Task goal —
Make an exact copy, from the records below, of the lines from the line containing "Reproduce this chart" to the line containing "import * as", both lines included, excluding pictures.

Records provided —
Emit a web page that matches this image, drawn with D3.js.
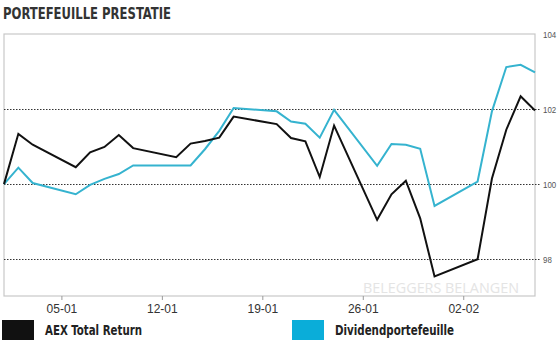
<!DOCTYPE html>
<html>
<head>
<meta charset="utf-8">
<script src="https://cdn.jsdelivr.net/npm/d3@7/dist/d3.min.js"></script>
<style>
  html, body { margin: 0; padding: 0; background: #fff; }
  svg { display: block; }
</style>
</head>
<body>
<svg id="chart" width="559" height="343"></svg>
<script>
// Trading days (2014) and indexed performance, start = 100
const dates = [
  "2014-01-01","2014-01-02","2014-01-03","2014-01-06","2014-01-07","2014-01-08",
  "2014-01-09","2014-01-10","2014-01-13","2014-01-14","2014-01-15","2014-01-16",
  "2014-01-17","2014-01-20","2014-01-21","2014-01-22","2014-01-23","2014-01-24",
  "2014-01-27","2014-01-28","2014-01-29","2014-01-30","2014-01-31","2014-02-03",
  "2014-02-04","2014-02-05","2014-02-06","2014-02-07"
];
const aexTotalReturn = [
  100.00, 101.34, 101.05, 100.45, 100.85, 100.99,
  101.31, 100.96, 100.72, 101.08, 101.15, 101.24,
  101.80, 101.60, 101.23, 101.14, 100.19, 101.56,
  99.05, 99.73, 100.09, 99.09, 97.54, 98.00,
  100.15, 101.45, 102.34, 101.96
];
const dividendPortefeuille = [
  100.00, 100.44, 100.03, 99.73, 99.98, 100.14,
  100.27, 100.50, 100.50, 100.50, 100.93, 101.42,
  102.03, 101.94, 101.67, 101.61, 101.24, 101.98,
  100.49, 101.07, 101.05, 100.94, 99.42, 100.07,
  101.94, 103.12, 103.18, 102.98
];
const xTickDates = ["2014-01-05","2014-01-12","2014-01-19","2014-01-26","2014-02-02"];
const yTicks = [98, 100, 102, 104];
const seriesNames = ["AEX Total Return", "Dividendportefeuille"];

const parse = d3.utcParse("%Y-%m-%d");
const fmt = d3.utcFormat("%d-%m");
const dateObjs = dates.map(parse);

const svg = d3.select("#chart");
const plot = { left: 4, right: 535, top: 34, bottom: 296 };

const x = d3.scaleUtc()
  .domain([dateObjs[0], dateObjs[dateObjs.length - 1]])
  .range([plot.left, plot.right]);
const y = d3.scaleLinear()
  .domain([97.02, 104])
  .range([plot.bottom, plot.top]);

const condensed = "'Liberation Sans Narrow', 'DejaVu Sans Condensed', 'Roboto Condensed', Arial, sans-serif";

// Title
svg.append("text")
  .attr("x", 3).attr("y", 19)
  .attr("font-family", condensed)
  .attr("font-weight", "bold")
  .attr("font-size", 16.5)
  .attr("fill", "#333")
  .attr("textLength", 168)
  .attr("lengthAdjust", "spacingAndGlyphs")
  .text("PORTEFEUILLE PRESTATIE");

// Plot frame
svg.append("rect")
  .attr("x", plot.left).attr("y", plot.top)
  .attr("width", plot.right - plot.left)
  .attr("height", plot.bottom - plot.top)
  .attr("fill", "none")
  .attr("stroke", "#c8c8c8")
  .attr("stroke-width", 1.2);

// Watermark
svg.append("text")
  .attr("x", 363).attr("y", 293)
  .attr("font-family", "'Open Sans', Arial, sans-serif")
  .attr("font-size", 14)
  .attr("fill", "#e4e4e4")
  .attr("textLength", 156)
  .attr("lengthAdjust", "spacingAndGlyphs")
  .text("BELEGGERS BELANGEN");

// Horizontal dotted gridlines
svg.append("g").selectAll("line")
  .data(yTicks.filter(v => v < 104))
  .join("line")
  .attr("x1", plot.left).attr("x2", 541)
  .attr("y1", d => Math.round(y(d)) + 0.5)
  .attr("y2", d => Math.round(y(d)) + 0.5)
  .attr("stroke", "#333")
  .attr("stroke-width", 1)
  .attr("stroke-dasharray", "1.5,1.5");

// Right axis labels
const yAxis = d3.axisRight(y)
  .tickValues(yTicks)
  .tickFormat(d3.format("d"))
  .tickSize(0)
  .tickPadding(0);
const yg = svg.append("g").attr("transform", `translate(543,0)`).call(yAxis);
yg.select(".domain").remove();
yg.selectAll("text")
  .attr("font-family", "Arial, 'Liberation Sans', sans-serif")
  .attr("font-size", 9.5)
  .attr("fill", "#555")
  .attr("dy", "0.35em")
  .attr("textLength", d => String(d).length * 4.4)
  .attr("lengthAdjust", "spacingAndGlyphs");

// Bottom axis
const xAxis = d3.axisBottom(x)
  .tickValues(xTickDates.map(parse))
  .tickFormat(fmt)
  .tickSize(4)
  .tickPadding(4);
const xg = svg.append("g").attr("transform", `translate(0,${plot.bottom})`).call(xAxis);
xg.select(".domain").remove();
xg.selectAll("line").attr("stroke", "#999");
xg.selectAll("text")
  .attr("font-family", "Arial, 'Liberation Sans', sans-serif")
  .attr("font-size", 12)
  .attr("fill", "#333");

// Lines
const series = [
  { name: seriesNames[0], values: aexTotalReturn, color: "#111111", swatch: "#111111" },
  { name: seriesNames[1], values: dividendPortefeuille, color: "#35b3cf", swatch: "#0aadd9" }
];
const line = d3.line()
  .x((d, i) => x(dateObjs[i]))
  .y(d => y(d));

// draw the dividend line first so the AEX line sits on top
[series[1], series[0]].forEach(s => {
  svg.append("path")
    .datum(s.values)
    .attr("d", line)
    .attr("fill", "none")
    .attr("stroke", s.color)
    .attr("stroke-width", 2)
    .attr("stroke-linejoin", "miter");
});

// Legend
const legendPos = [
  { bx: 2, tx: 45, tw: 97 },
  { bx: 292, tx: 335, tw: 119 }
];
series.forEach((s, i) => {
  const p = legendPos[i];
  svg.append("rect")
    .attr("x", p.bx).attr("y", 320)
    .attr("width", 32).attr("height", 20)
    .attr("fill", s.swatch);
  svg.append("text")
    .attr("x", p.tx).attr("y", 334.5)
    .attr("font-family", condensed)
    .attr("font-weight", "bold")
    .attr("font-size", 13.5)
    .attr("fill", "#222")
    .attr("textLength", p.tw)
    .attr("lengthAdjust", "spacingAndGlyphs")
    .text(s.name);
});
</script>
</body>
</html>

* * *

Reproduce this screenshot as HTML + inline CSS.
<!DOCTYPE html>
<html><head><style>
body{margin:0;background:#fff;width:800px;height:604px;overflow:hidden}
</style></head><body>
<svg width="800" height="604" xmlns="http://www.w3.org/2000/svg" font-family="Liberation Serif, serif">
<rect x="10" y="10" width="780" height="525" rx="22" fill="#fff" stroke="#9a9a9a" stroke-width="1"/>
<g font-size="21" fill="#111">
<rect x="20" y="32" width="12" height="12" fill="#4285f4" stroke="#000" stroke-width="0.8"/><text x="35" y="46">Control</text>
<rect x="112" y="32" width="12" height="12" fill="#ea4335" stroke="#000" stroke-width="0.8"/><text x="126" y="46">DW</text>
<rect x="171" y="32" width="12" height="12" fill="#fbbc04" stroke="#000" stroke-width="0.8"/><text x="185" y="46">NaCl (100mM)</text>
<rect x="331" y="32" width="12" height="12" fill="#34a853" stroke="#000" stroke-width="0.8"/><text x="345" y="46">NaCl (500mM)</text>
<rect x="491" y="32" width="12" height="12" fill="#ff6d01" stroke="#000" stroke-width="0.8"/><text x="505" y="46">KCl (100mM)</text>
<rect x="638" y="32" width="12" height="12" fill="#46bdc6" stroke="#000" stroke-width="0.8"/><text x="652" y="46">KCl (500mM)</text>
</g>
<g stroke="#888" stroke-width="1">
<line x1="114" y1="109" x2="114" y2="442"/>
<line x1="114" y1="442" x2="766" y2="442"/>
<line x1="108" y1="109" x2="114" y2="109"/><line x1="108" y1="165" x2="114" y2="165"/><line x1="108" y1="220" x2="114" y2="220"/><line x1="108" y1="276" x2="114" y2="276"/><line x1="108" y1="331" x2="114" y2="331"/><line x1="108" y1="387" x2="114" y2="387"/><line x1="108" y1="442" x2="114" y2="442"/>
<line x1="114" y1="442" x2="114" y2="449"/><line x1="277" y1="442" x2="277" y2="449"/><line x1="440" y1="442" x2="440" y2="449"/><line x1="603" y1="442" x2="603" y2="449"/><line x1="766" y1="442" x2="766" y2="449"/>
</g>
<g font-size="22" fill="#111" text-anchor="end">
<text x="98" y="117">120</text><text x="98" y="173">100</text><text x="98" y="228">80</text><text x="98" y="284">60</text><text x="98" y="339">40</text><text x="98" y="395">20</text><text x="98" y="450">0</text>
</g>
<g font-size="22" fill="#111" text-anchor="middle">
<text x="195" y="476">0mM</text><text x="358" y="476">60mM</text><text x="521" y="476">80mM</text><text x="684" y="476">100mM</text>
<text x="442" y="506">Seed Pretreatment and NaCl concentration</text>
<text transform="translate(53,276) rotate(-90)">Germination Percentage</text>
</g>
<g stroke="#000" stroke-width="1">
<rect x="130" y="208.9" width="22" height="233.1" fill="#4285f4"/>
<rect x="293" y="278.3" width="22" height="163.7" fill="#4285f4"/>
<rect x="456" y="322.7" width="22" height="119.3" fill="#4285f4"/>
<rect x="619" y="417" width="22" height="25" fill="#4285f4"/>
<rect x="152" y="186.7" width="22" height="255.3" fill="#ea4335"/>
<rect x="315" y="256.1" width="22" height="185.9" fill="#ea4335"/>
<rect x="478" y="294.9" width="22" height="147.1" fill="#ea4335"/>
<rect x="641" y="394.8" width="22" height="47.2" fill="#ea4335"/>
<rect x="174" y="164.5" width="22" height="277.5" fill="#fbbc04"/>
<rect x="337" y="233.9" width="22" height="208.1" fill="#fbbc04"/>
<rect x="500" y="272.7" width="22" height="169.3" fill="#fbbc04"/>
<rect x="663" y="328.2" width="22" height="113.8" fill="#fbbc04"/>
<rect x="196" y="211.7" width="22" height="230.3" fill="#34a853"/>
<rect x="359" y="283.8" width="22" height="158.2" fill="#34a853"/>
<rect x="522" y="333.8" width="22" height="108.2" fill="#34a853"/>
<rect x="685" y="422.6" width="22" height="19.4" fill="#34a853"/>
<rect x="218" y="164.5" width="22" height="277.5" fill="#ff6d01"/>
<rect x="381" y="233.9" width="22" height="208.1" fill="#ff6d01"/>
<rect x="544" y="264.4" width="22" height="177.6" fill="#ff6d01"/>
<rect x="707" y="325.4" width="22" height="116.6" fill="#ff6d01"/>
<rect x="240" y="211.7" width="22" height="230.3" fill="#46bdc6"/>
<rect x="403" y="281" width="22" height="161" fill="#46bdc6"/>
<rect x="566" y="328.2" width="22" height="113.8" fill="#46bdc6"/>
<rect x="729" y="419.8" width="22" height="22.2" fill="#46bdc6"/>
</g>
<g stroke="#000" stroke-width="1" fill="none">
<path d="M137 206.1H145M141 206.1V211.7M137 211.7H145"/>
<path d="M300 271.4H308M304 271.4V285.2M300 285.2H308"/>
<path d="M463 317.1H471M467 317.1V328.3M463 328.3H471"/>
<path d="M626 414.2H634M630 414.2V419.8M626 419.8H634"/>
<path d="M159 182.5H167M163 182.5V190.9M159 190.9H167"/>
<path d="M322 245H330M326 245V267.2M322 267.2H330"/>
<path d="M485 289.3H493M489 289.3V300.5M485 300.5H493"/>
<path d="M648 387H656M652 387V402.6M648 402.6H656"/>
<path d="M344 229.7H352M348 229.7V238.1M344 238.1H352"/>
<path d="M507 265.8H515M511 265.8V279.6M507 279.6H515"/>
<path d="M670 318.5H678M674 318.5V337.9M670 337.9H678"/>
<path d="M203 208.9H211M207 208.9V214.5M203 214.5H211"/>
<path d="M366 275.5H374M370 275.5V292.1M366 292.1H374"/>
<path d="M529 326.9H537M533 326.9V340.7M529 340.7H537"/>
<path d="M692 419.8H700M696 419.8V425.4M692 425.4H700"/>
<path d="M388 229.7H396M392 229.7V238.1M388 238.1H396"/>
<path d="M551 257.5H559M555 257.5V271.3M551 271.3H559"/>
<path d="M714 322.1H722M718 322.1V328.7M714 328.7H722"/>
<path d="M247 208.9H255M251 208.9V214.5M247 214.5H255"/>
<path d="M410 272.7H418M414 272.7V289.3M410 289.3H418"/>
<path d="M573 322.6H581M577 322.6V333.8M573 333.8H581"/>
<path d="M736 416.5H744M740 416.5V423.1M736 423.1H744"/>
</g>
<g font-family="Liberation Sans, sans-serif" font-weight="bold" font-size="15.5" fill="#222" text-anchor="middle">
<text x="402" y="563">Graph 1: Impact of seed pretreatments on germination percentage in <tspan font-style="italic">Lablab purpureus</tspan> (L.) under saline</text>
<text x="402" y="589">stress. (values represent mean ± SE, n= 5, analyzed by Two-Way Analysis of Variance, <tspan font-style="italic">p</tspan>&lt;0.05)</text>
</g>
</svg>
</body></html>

==

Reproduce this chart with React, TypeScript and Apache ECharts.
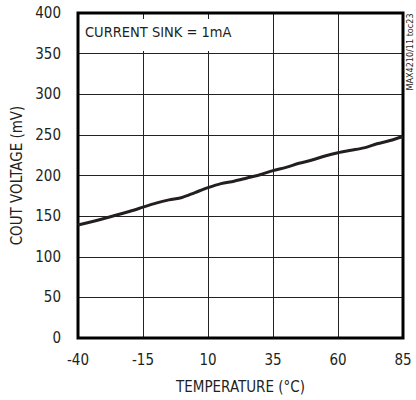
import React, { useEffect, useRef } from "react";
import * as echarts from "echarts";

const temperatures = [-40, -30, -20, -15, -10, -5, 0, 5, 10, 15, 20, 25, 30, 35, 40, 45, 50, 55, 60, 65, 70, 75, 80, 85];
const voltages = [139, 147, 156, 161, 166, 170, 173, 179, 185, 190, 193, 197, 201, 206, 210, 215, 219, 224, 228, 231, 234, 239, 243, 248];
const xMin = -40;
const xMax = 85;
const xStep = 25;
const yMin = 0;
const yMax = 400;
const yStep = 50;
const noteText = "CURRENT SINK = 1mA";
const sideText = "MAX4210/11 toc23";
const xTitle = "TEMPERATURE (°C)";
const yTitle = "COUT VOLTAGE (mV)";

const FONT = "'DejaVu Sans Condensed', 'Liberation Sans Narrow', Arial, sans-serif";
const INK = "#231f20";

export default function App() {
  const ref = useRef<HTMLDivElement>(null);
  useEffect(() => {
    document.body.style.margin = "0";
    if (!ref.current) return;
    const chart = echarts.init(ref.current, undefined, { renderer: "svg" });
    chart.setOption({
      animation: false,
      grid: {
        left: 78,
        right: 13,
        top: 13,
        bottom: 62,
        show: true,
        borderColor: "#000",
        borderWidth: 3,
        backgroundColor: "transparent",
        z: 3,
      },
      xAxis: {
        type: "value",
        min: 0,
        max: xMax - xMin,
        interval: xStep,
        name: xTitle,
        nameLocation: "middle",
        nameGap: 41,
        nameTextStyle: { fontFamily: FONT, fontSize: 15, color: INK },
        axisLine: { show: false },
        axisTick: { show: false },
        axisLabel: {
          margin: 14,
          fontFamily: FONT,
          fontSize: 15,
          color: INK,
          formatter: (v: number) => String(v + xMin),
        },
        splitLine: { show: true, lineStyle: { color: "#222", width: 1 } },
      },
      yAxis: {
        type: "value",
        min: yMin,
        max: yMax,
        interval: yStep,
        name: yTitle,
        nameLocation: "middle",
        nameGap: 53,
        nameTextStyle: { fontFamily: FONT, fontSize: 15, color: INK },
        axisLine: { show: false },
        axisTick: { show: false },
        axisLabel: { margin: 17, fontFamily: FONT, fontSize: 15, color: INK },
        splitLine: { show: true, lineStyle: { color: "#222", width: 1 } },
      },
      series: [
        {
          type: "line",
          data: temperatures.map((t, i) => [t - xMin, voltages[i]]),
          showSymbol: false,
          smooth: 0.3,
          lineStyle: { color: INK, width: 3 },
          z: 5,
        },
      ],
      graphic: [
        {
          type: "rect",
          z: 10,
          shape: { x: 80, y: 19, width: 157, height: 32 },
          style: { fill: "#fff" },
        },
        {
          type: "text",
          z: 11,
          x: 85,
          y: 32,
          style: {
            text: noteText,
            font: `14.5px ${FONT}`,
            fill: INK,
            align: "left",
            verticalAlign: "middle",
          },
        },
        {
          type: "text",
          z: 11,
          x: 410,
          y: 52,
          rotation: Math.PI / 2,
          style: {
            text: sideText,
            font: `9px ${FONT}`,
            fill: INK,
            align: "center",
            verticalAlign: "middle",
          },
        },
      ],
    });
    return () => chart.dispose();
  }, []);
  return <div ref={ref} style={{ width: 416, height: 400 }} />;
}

Written response —
Reproduce this chart with React, TypeScript and Apache ECharts.
import React, { useEffect, useRef } from "react";
import * as echarts from "echarts";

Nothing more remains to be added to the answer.